I was comparing the architectures where the client connects directly to RPC
server, as opposed to connecting to a third party (broker, Redis in this
case), which is supposed to relay the communication.

> 1\. Most brokerless RPC protocols make it difficult to inspect the message
> on the fly. With Redis, you can open up redis-cli and subscribe to the
> appropriate channels to extract the raw messages. For most users this might
> not mean anything, but for others this could mean easier debugging,
> measuring performance, and so on.

This sort of things is usually implemented using logging, but I agree that
while _usually_ it's not an important feature, there are cases when it is
extremely useful.

> 2\. msgpack's serialized format is small. [...]

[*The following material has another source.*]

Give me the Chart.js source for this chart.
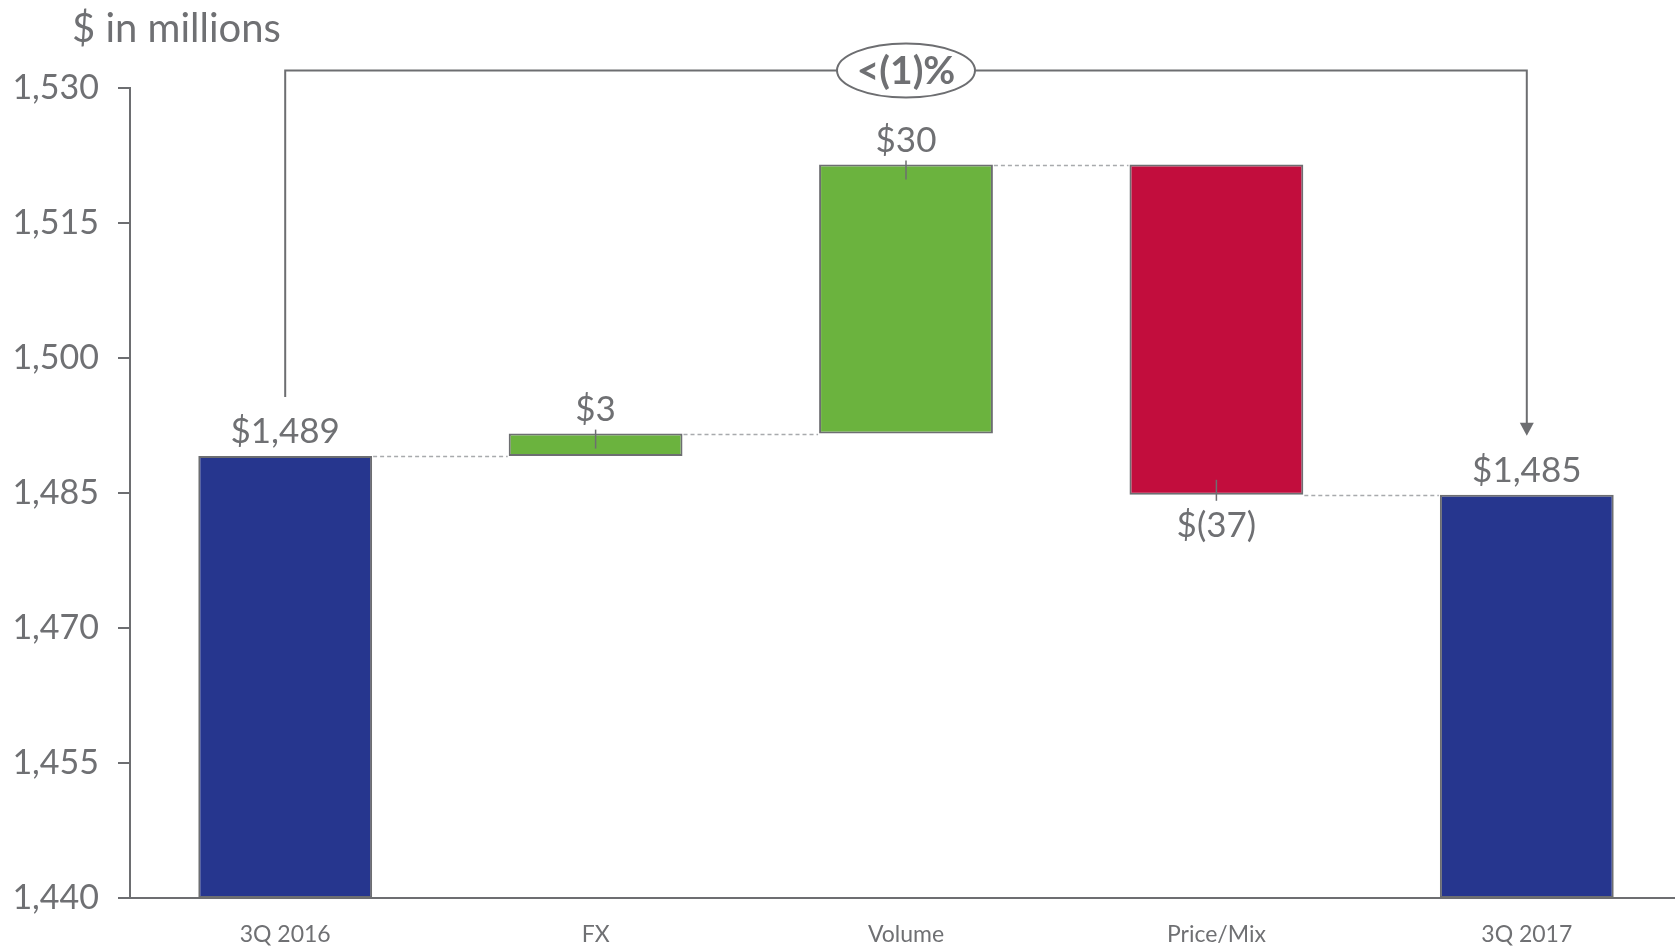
<!DOCTYPE html>
<html>
<head>
<meta charset="utf-8">
<script src="https://cdn.jsdelivr.net/npm/chart.js@4.4.1/dist/chart.umd.min.js"></script>
<style>
  html, body { margin: 0; padding: 0; background: #ffffff; overflow: hidden; }
  #wrap { width: 1675px; height: 948px; overflow: hidden; position: relative; }
  canvas { display: block; }
</style>
</head>
<body>
<div id="wrap"><canvas id="c" width="1682" height="948"></canvas></div>
<script>
// ---- data ----
const categories  = ['3Q 2016', 'FX', 'Volume', 'Price/Mix', '3Q 2017'];
const barLows     = [1440, 1489.1, 1491.6, 1484.8, 1440];
const barHighs    = [1489.1, 1491.6, 1521.5, 1521.5, 1484.8];
const barKinds    = ['total', 'increase', 'increase', 'decrease', 'total'];
const valueLabels = ['$1,489', '$3', '$30', '$(37)', '$1,485'];
const yMin = 1440, yMax = 1530, yStep = 15;
const unitLabel = '$ in millions';
const changeLabel = '<(1)%';

// ---- styles ----
const GRAY = '#6d6e71';
const TEXT = '#6f7073';
const FONT = 'Lato, "Open Sans", sans-serif';
const kindColor = { total: '#26368e', increase: '#6bb33e', decrease: '#c20d3d' };

const floating = categories.map((c, i) => [barLows[i], barHighs[i]]);

const overlay = {
  id: 'overlay',
  afterDatasetsDraw(chart) {
    const ctx = chart.ctx;
    const x = chart.scales.x, y = chart.scales.y;
    const meta = chart.getDatasetMeta(0);
    ctx.save();

    // dashed connectors
    ctx.strokeStyle = '#a8aaad';
    ctx.lineWidth = 1.5;
    ctx.setLineDash([4, 3]);
    for (let i = 0; i < categories.length - 1; i++) {
      const b = meta.data[i], n = meta.data[i + 1];
      const level = (barKinds[i] === 'decrease') ? barLows[i] : barHighs[i];
      const py = Math.round(y.getPixelForValue(level)) + 0.5;
      ctx.beginPath();
      ctx.moveTo(b.x + b.width / 2 + 1, py);
      ctx.lineTo(n.x - n.width / 2 - 1, py);
      ctx.stroke();
    }
    ctx.setLineDash([]);

    // value labels + leader ticks
    ctx.fillStyle = TEXT;
    ctx.font = '35px ' + FONT;
    ctx.textAlign = 'center';
    ctx.textBaseline = 'alphabetic';
    for (let i = 0; i < categories.length; i++) {
      const bx = meta.data[i].x;
      const top = y.getPixelForValue(barHighs[i]);
      const bot = y.getPixelForValue(barLows[i]);
      if (barKinds[i] === 'decrease') {
        ctx.fillText(valueLabels[i], bx, bot + 42);
        ctx.strokeStyle = GRAY; ctx.lineWidth = 1.5;
        ctx.beginPath(); ctx.moveTo(bx, bot - 15); ctx.lineTo(bx, bot + 6); ctx.stroke();
      } else {
        ctx.fillText(valueLabels[i], bx, top - 13);
        if (barKinds[i] === 'increase') {
          ctx.strokeStyle = GRAY; ctx.lineWidth = 1.5;
          ctx.beginPath(); ctx.moveTo(bx, top - 4); ctx.lineTo(bx, top + 15); ctx.stroke();
        }
      }
    }

    // unit label
    ctx.textAlign = 'left';
    ctx.textBaseline = 'middle';
    ctx.font = '40px ' + FONT;
    ctx.fillText(unitLabel, 72, 29);

    // bracket with arrow
    const area = chart.chartArea;
    const lineY = area.top - 17.5;
    const x0 = meta.data[0].x, x1 = meta.data[categories.length - 1].x;
    const y0 = y.getPixelForValue(barHighs[0]) - 59;
    const y1 = y.getPixelForValue(barHighs[categories.length - 1]) - 59;
    ctx.strokeStyle = GRAY;
    ctx.lineWidth = 2;
    ctx.beginPath();
    ctx.moveTo(x0, y0);
    ctx.lineTo(x0, lineY);
    ctx.lineTo(x1, lineY);
    ctx.lineTo(x1, y1 - 12);
    ctx.stroke();
    ctx.fillStyle = GRAY;
    ctx.beginPath();
    ctx.moveTo(x1 - 7, y1 - 13);
    ctx.lineTo(x1 + 7, y1 - 13);
    ctx.lineTo(x1, y1);
    ctx.closePath();
    ctx.fill();

    // ellipse with change label
    const ex = meta.data[2].x;
    ctx.beginPath();
    ctx.ellipse(ex, lineY, 69, 27, 0, 0, Math.PI * 2);
    ctx.fillStyle = '#ffffff';
    ctx.fill();
    ctx.lineWidth = 2;
    ctx.strokeStyle = GRAY;
    ctx.stroke();
    ctx.fillStyle = TEXT;
    ctx.font = 'bold 39px ' + FONT;
    ctx.textAlign = 'center';
    ctx.textBaseline = 'middle';
    ctx.fillText(changeLabel, ex, lineY + 1);

    ctx.restore();
  }
};

new Chart(document.getElementById('c'), {
  type: 'bar',
  data: {
    labels: categories,
    datasets: [{
      data: floating,
      backgroundColor: barKinds.map(k => kindColor[k]),
      borderColor: GRAY,
      borderWidth: 2,
      borderSkipped: false,
      barPercentage: 0.56,
      categoryPercentage: 1.0
    }]
  },
  options: {
    responsive: false,
    animation: false,
    layout: { padding: { top: 88, right: 0, bottom: 0, left: 0 } },
    plugins: { legend: { display: false }, tooltip: { enabled: false } },
    scales: {
      x: {
        grid: { display: false, drawTicks: false },
        border: { display: true, color: GRAY, width: 2 },
        ticks: { color: TEXT, font: { family: FONT, size: 23 }, padding: 23 },
        afterFit(s) { s.height = 50; }
      },
      y: {
        min: yMin, max: yMax,
        grid: { drawOnChartArea: false, drawTicks: true, tickLength: 12, color: GRAY, lineWidth: 2 },
        border: { display: true, color: GRAY, width: 2 },
        ticks: {
          stepSize: yStep,
          color: TEXT,
          font: { family: FONT, size: 34 },
          padding: 19,
          callback: v => v.toLocaleString('en-US')
        },
        afterFit(s) { s.width = 130; }
      }
    }
  },
  plugins: [overlay]
});
</script>
</body>
</html>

Though this doesn't concern Redis, and could be a wire protocol over raw TCP.

> [...] the idea of introducing Redis into the equation to use as the broker
> didn't seem like additional complexity to me because a lot of other network
> messaging protocols rely on a broker anyway.

But we're not talking about messaging protocols, we're talking about RPC
protocols/systems. You introduce two services (Redis + RPC server) for a task
that usually was carried out by one. This is why I claim it's greater
complexity than usual.

> ZeroRPC, another popular RPC choice, uses ZMQ.

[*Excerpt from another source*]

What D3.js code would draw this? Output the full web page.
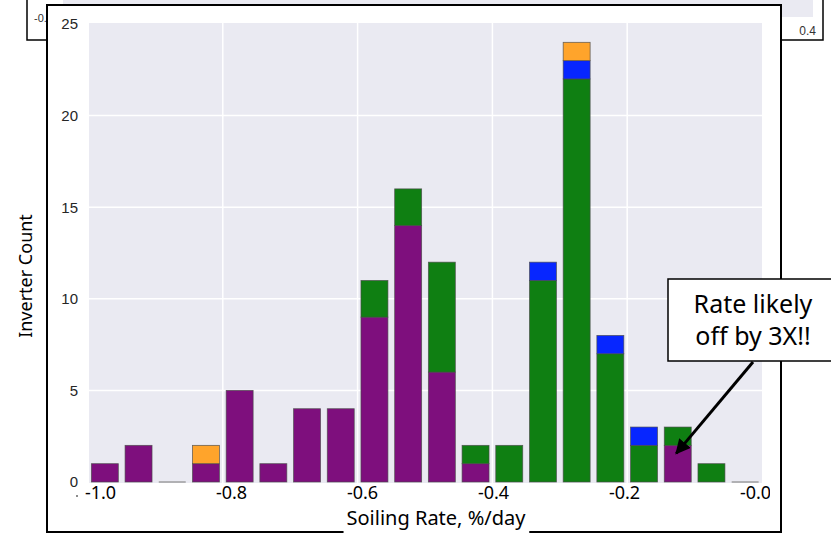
<!DOCTYPE html>
<html>
<head>
<meta charset="utf-8">
<script src="https://cdn.jsdelivr.net/npm/d3@7"></script>
<style>
  body { margin: 0; background: #fff; }
  svg { display: block; }
</style>
</head>
<body>
<div id="chart"></div>
<script>
// bins of 0.05 %/day from -1.0 to 0.0
var binStarts = [-1.0, -0.95, -0.9, -0.85, -0.8, -0.75, -0.7, -0.65, -0.6, -0.55,
                 -0.5, -0.45, -0.4, -0.35, -0.3, -0.25, -0.2, -0.15, -0.1, -0.05];
var purpleCounts = [1, 2, 0, 1, 5, 1, 4, 4, 9, 14, 6, 1, 0, 0, 0, 0, 0, 2, 0, 0];
var greenCounts  = [0, 0, 0, 0, 0, 0, 0, 0, 2, 2, 6, 1, 2, 11, 22, 7, 2, 1, 1, 0];
var blueCounts   = [0, 0, 0, 0, 0, 0, 0, 0, 0, 0, 0, 0, 0, 1, 1, 1, 1, 0, 0, 0];
var orangeCounts = [0, 0, 0, 1, 0, 0, 0, 0, 0, 0, 0, 0, 0, 0, 1, 0, 0, 0, 0, 0];
var binWidth = 0.05;

var yTicks = [0, 5, 10, 15, 20, 25];
var xTicks = [-1.0, -0.8, -0.6, -0.4, -0.2, 0.0];
var xTickLabels = ["-1.0", "-0.8", "-0.6", "-0.4", "-0.2", "-0.0"];

var keys = ["purple", "green", "blue", "orange"];
var colors = {purple: "#7e0f7d", green: "#0f7f12", blue: "#0726ff", orange: "#ffa42b"};

var width = 831, height = 534;

var svg = d3.select("#chart").append("svg")
    .attr("width", width)
    .attr("height", height);

// ---- the slide behind (only its bottom strip shows)
svg.append("rect")
    .attr("x", 27).attr("y", -10)
    .attr("width", 796).attr("height", 50)
    .attr("fill", "#fff").attr("stroke", "#000").attr("stroke-width", 1.5);
svg.append("rect")
    .attr("x", 63).attr("y", -10)
    .attr("width", 750).attr("height", 27)
    .attr("fill", "#eaeaf2");
svg.append("text")
    .attr("x", 34).attr("y", 22)
    .attr("font-family", "Liberation Sans, Arial, sans-serif")
    .attr("font-size", 11).attr("fill", "#333")
    .text("-0.");
svg.append("text")
    .attr("x", 816).attr("y", 35)
    .attr("text-anchor", "end")
    .attr("font-family", "Liberation Sans, Arial, sans-serif")
    .attr("font-size", 12).attr("fill", "#333")
    .text("0.4");

// ---- main frame
svg.append("rect")
    .attr("x", 47).attr("y", 5)
    .attr("width", 734).attr("height", 527)
    .attr("fill", "#fff").attr("stroke", "#000").attr("stroke-width", 2);

// scales
var x = d3.scaleLinear().domain([-1.0, 0.0]).range([88, 762]);
var y = d3.scaleLinear().domain([0, 25]).range([482, 24]);
// the x labels were retyped on the slide and sit a bit off the grid
var xLabel = d3.scaleLinear().domain([-1.0, 0.0]).range([100, 755]);

// plot background
svg.append("rect")
    .attr("x", x(-1.0) + 1).attr("y", y(25) - 1)
    .attr("width", x(0) - x(-1.0) - 1).attr("height", y(0) - y(25) + 2)
    .attr("fill", "#eaeaf2");

// grid
svg.append("g").selectAll("line")
    .data(yTicks.slice(1, 5))
    .enter().append("line")
    .attr("x1", x(-1.0) + 1).attr("x2", x(0))
    .attr("y1", function (d) { return y(d); })
    .attr("y2", function (d) { return y(d); })
    .attr("stroke", "#fff").attr("stroke-width", 1.5);
svg.append("g").selectAll("line")
    .data(xTicks.slice(1, 5))
    .enter().append("line")
    .attr("x1", function (d) { return x(d); })
    .attr("x2", function (d) { return x(d); })
    .attr("y1", y(25) - 1).attr("y2", y(0) + 1)
    .attr("stroke", "#fff").attr("stroke-width", 1.5);

// stacked bars
var table = binStarts.map(function (b, i) {
    return {start: b, purple: purpleCounts[i], green: greenCounts[i],
            blue: blueCounts[i], orange: orangeCounts[i]};
});
var series = d3.stack().keys(keys)(table);
var barPad = (x(binWidth) - x(0)) * 0.1;

svg.append("g").selectAll("g")
    .data(series)
    .enter().append("g")
    .attr("fill", function (s) { return colors[s.key]; })
    .selectAll("rect")
    .data(function (s) { return s.filter(function (d) { return d[1] > d[0]; }); })
    .enter().append("rect")
    .attr("x", function (d) { return x(d.data.start) + barPad; })
    .attr("width", function (d) { return x(d.data.start + binWidth) - x(d.data.start) - 2 * barPad; })
    .attr("y", function (d) { return y(d[1]); })
    .attr("height", function (d) { return y(d[0]) - y(d[1]); })
    .attr("stroke", "#4a4a4a")
    .attr("stroke-opacity", 0.8)
    .attr("stroke-width", 0.8);

// empty bins still get their flat edge
svg.append("g").selectAll("line")
    .data(table.filter(function (d) {
        return d.purple + d.green + d.blue + d.orange === 0;
    }))
    .enter().append("line")
    .attr("x1", function (d) { return x(d.start) + barPad; })
    .attr("x2", function (d) { return x(d.start + binWidth) - barPad; })
    .attr("y1", y(0)).attr("y2", y(0))
    .attr("stroke", "#8a8a8a").attr("stroke-width", 1.2);

// y axis
var yAxis = svg.append("g")
    .attr("transform", "translate(" + (x(-1.0) - 1) + ",0)")
    .call(d3.axisLeft(y).tickValues(yTicks).tickSize(0).tickPadding(9));
yAxis.select(".domain").remove();
yAxis.selectAll("text")
    .attr("font-family", "Liberation Sans, Arial, sans-serif")
    .attr("font-size", 15)
    .attr("fill", "#262626");

// x tick labels
svg.append("clipPath").attr("id", "xclip")
    .append("rect").attr("x", 0).attr("y", 480).attr("width", 770).attr("height", 40);
var xAxis = svg.append("g")
    .attr("clip-path", "url(#xclip)")
    .append("g")
    .attr("transform", "translate(0,481)")
    .call(d3.axisBottom(xLabel).tickValues(xTicks).tickSize(0).tickPadding(5)
        .tickFormat(function (d, i) { return xTickLabels[i]; }));
xAxis.select(".domain").remove();
xAxis.selectAll("text")
    .attr("font-family", "Noto Sans, Open Sans, sans-serif")
    .attr("font-size", 18)
    .attr("fill", "#000");
// small stray dot left of the first label
svg.append("circle")
    .attr("cx", xLabel(-1.0) - 23).attr("cy", 496)
    .attr("r", 1)
    .attr("fill", "#666");

// axis titles, the x title sits on a white patch that breaks the frame
var titleBox = svg.append("rect").attr("fill", "#fff");
var xTitle = svg.append("text")
    .attr("x", 436).attr("y", 525)
    .attr("text-anchor", "middle")
    .attr("font-family", "Noto Sans, Open Sans, sans-serif")
    .attr("font-size", 20)
    .attr("fill", "#000")
    .text("Soiling Rate, %/day");
var bb = xTitle.node().getBBox();
titleBox
    .attr("x", bb.x - 3).attr("y", bb.y)
    .attr("width", bb.width + 6).attr("height", bb.height + 6);

svg.append("text")
    .attr("transform", "translate(32,276) rotate(-90)")
    .attr("text-anchor", "middle")
    .attr("font-family", "Noto Sans, Open Sans, sans-serif")
    .attr("font-size", 18)
    .attr("fill", "#000")
    .text("Inverter Count");

// annotation
var noteBin = 17;
var tip = [x(binStarts[noteBin]) + barPad + 12, y(purpleCounts[noteBin]) + 8];
var tail = [753, 362];

svg.append("defs").append("marker")
    .attr("id", "arrow")
    .attr("viewBox", "0 0 10 10")
    .attr("refX", 9).attr("refY", 5)
    .attr("markerWidth", 5).attr("markerHeight", 5)
    .attr("orient", "auto")
    .append("path")
    .attr("d", "M0,0 L10,5 L0,10 z")
    .attr("fill", "#000");

svg.append("line")
    .attr("x1", tail[0]).attr("y1", tail[1])
    .attr("x2", tip[0]).attr("y2", tip[1])
    .attr("stroke", "#000").attr("stroke-width", 3)
    .attr("marker-end", "url(#arrow)");

svg.append("rect")
    .attr("x", 668).attr("y", 279)
    .attr("width", 180).attr("height", 82)
    .attr("fill", "#fff").attr("stroke", "#000").attr("stroke-width", 1.5);

svg.append("text")
    .attr("x", 753).attr("y", 313)
    .attr("text-anchor", "middle")
    .attr("font-family", "Noto Sans, Open Sans, sans-serif")
    .attr("font-size", 25)
    .attr("fill", "#000")
    .text("Rate likely");
svg.append("text")
    .attr("x", 753).attr("y", 345)
    .attr("text-anchor", "middle")
    .attr("font-family", "Noto Sans, Open Sans, sans-serif")
    .attr("font-size", 25)
    .attr("fill", "#000")
    .text("off by 3X!!");
</script>
</body>
</html>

I'm not sure it is that popular. Thrift, Protocol Buffers, and gRPC seem much
more widely used, and XML-RPC is a little longer on the market, so it probably
got a fair share of RPC use.

And ZeroRPC doesn't seem use broker, just a ZeroMQ protocol. ZMQ is in this
setting more like a transport protocol than a separate service to dispatch
requests and responses.

> The client and server don't even have to know each other's address and port,
> they just have to know which Redis instance to connect to and assume that
> there exists one of the other to work with.

So instead of knowing an address and port of an RPC server, client needs to
know address and port of Redis. This doesn't seem to be much of a gain. At
best, Redis acts as something analogous to port mapper in this setting (though
it relays all the communication instead of telling the client where to connect
to).

> Redis also provides the channel buffer and the queue instead of me having to
> write those as part of the client/server code, which means anyone else
> looking to implement the protocol in another language wouldn't have to deal
> with those as well.

Job queueing is somewhat outside of the RPC protocol, though I agree it can be
useful. The RPC system I mentioned I wrote does have a queue and we use it.

Though I don't quite understand what you mean under "channel buffer" term.